The Liberal Democrats have withdrawn their support for one of the Government's most controversial welfare reforms, antagonising their Coalition partners.

Chief Secretary to the Treasury Danny Alexander called for fundamental changes to the high profile "bedroom tax" policy in an article in The Daily Mirror on Thursday morning. Alexander told Prime Minister David Cameron it is "clearly time to take stock and change our approach" on the spare-room subsidy reform.

The policy has seen social housing tenants deemed to have more bedrooms than necessary have their housing benefit reduced.

Writing in the paper, Alexander called for an exemption for disabled people and for no cuts in state help for those who could not find a suitable smaller property.

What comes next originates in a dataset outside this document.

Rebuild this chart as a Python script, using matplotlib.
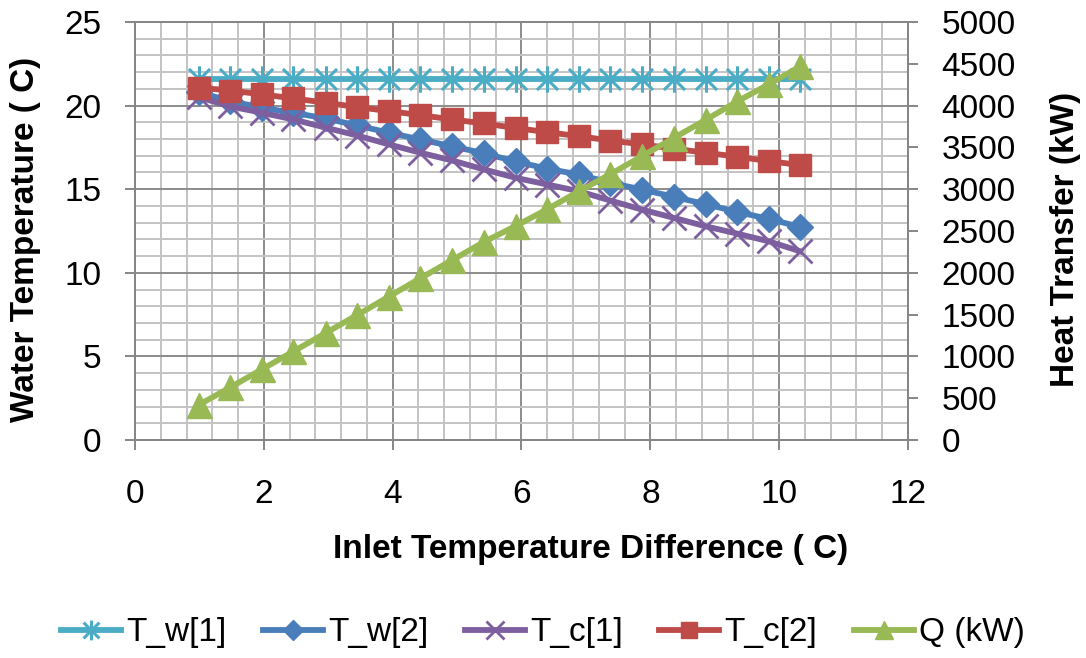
import matplotlib
matplotlib.use('Agg')
import matplotlib.pyplot as plt
from matplotlib.path import Path
from matplotlib.ticker import MultipleLocator

plt.rcParams['font.family'] = ['Liberation Sans', 'DejaVu Sans']

# inlet temperature difference (C)
dT = [0.99, 1.48, 1.97, 2.46, 2.96, 3.45, 3.94, 4.43, 4.92, 5.42,
      5.91, 6.40, 6.89, 7.38, 7.87, 8.37, 8.86, 9.35, 9.84, 10.33]

# water temperatures (C)
T_w1 = [21.6] * 20
T_w2 = [20.8, 20.27, 19.87, 19.57, 19.23, 18.81, 18.38, 17.97, 17.57, 17.14,
        16.66, 16.22, 15.88, 15.38, 14.98, 14.54, 14.10, 13.64, 13.22, 12.74]
T_c1 = [20.5, 19.95, 19.57, 19.17, 18.68, 18.21, 17.68, 17.18, 16.72, 16.18,
        15.68, 15.28, 14.88, 14.32, 13.78, 13.28, 12.78, 12.34, 11.88, 11.28]
T_c2 = [21.07, 20.9, 20.67, 20.43, 20.17, 19.91, 19.67, 19.43, 19.17, 18.93,
        18.66, 18.41, 18.17, 17.91, 17.68, 17.42, 17.18, 16.94, 16.68, 16.44]

# heat transfer (kW)
Q = [420, 630, 845, 1060, 1280, 1495, 1715, 1935, 2150, 2370,
     2560, 2760, 2975, 3180, 3395, 3615, 3830, 4050, 4255, 4470]

# excel style star marker: vertical bar plus an x
star = Path([(0, -1), (0, 1), (-0.8, -0.8), (0.8, 0.8), (-0.8, 0.8), (0.8, -0.8)],
            [Path.MOVETO, Path.LINETO, Path.MOVETO, Path.LINETO, Path.MOVETO, Path.LINETO])

gray = '#868686'
lw = 4.2

fig = plt.figure(figsize=(10.86, 6.58), dpi=100)
ax = fig.add_axes([0.1243, 0.3313, 0.7118, 0.6353])

l1, = ax.plot(dT, T_w1, color='#4BACC6', lw=lw, marker=star, ms=19, mew=2.2, label='T_w[1]')
l2, = ax.plot(dT, T_w2, color='#4A7EBB', lw=lw, marker='D', ms=13, label='T_w[2]')
l3, = ax.plot(dT, T_c1, color='#7D5FA0', lw=lw, marker='x', ms=17, mew=2.0, label='T_c[1]')
l4, = ax.plot(dT, T_c2, color='#BE4B48', lw=lw, marker='s', ms=16, label='T_c[2]')

ax.set_xlim(0, 12)
ax.set_ylim(0, 25)
ax.xaxis.set_major_locator(MultipleLocator(2))
ax.xaxis.set_minor_locator(MultipleLocator(0.4))
ax.yaxis.set_major_locator(MultipleLocator(5))
ax.yaxis.set_minor_locator(MultipleLocator(1))
ax.grid(which='minor', color='#c3c3c3', lw=1.4)
ax.grid(which='major', color='#8c8c8c', lw=1.4)
ax.set_axisbelow(True)
ax.tick_params(which='minor', length=0)
ax.tick_params(which='major', length=7, width=1.4, color=gray, labelsize=24)
ax.tick_params(axis='x', pad=21)
ax.tick_params(axis='y', pad=17)

ax2 = ax.twinx()
l5, = ax2.plot(dT, Q, color='#98B954', lw=lw, marker='^', ms=18, label='Q (kW)')
ax2.set_ylim(0, 5000)
ax2.yaxis.set_major_locator(MultipleLocator(500))
ax2.tick_params(which='major', length=7, width=1.4, color=gray, labelsize=24, pad=17)

for a in (ax, ax2):
    for s in a.spines.values():
        s.set_color(gray)
        s.set_linewidth(1.4)

ax.set_xlabel('Inlet Temperature Difference ( C)', fontsize=24, fontweight='bold')
ax.set_ylabel('Water Temperature ( C)', fontsize=24, fontweight='bold', va='center')
ax2.set_ylabel('Heat Transfer (kW)', fontsize=24, fontweight='bold', va='center')
ax.xaxis.set_label_coords(0.589, -0.225)
ax.xaxis.label.set_va('top')
ax.yaxis.set_label_coords(-0.141, 0.48)
ax2.yaxis.set_label_coords(1.204, 0.48)

fig.legend([l1, l2, l3, l4, l5], ['T_w[1]', 'T_w[2]', 'T_c[1]', 'T_c[2]', 'Q (kW)'],
           loc='center', bbox_to_anchor=(0.5, 0.038), ncol=5, frameon=False,
           fontsize=24, handlelength=1.8, handletextpad=0.15, columnspacing=1.1,
           markerscale=0.75)

fig.savefig('out.png', dpi=100)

But the Lib Dem U-turn has been dismissed by the Tories who say the party "remains committed" to the change, Sky News reports.

Lib Dem Justice Minister Simon Hughes denies that the party has "changed our mind" about the policy, telling BBC Radio 4's Today programme: "Our party was clear that what we in the end negotiated in Government was not an ideal solution.

"Personally I argued that the change that we are now agreed should be made on the evidence, which is that you can't impose a policy saying you are going to be penalised for having a spare room when you can't move to a smaller place, was practical."

Deputy Prime Minister Nick Clegg has come under pressure to oppose the policy since his party conference voted overwhelmingly to review what activists called a "reprehensible and evil" move.